> GOAL OF THE EXERCISE:
Retype each record below word for word. Leave the pictures out.

> RECORDS PROVIDED:
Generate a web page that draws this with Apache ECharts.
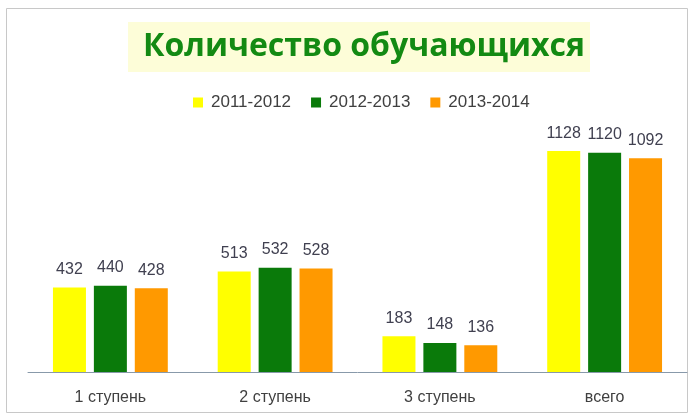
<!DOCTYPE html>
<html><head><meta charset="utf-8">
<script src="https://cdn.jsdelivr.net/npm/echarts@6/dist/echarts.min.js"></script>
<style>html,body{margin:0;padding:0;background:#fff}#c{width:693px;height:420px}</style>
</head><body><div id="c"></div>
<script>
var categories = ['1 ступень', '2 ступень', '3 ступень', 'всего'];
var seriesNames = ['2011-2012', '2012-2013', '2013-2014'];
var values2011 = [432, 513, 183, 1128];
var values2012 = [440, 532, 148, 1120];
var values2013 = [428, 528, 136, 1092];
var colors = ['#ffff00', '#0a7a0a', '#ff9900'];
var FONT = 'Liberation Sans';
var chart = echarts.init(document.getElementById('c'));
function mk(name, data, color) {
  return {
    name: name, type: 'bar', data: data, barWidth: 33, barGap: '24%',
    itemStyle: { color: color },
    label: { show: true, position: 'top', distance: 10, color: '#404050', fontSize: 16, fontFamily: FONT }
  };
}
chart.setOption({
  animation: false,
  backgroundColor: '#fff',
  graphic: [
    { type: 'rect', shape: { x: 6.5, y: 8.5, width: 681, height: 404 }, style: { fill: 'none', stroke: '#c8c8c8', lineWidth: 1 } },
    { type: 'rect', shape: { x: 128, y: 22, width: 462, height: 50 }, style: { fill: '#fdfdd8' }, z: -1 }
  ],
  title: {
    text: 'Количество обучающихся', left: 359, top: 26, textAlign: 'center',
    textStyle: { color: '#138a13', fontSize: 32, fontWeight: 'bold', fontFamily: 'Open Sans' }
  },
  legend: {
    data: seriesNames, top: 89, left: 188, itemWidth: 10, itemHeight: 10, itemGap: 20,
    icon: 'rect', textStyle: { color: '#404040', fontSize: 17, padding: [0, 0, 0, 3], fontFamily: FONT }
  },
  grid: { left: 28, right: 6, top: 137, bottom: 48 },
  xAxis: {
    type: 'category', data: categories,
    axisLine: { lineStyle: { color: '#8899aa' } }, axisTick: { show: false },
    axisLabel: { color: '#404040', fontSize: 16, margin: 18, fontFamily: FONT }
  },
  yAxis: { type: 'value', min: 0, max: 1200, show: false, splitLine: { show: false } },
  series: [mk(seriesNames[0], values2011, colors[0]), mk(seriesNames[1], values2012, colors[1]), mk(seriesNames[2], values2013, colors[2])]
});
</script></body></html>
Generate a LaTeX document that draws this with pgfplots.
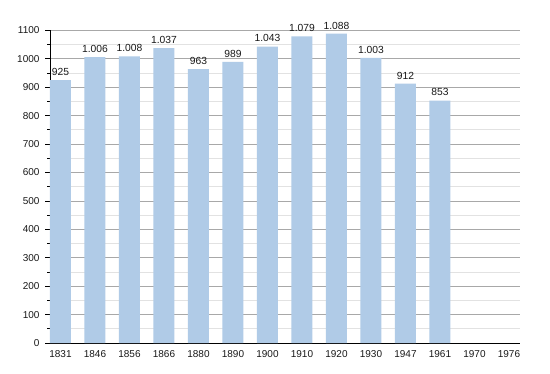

> WRITTEN RESPONSE:
Generate a web page that draws this with Apache ECharts.
<!DOCTYPE html>
<html><head><meta charset="utf-8">
<script src="https://cdn.jsdelivr.net/npm/echarts@6/dist/echarts.min.js"></script>
<style>html,body{margin:0;padding:0;background:#fff}#c{width:693px;height:420px}</style>
</head><body><div id="c"></div>
<script>
var categories = ['1 ступень', '2 ступень', '3 ступень', 'всего'];
var seriesNames = ['2011-2012', '2012-2013', '2013-2014'];
var values2011 = [432, 513, 183, 1128];
var values2012 = [440, 532, 148, 1120];
var values2013 = [428, 528, 136, 1092];
var colors = ['#ffff00', '#0a7a0a', '#ff9900'];
var FONT = 'Liberation Sans';
var chart = echarts.init(document.getElementById('c'));
function mk(name, data, color) {
  return {
    name: name, type: 'bar', data: data, barWidth: 33, barGap: '24%',
    itemStyle: { color: color },
    label: { show: true, position: 'top', distance: 10, color: '#404050', fontSize: 16, fontFamily: FONT }
  };
}
chart.setOption({
  animation: false,
  backgroundColor: '#fff',
  graphic: [
    { type: 'rect', shape: { x: 6.5, y: 8.5, width: 681, height: 404 }, style: { fill: 'none', stroke: '#c8c8c8', lineWidth: 1 } },
    { type: 'rect', shape: { x: 128, y: 22, width: 462, height: 50 }, style: { fill: '#fdfdd8' }, z: -1 }
  ],
  title: {
    text: 'Количество обучающихся', left: 359, top: 26, textAlign: 'center',
    textStyle: { color: '#138a13', fontSize: 32, fontWeight: 'bold', fontFamily: 'Open Sans' }
  },
  legend: {
    data: seriesNames, top: 89, left: 188, itemWidth: 10, itemHeight: 10, itemGap: 20,
    icon: 'rect', textStyle: { color: '#404040', fontSize: 17, padding: [0, 0, 0, 3], fontFamily: FONT }
  },
  grid: { left: 28, right: 6, top: 137, bottom: 48 },
  xAxis: {
    type: 'category', data: categories,
    axisLine: { lineStyle: { color: '#8899aa' } }, axisTick: { show: false },
    axisLabel: { color: '#404040', fontSize: 16, margin: 18, fontFamily: FONT }
  },
  yAxis: { type: 'value', min: 0, max: 1200, show: false, splitLine: { show: false } },
  series: [mk(seriesNames[0], values2011, colors[0]), mk(seriesNames[1], values2012, colors[1]), mk(seriesNames[2], values2013, colors[2])]
});
</script></body></html>
Generate a LaTeX document that draws this with pgfplots.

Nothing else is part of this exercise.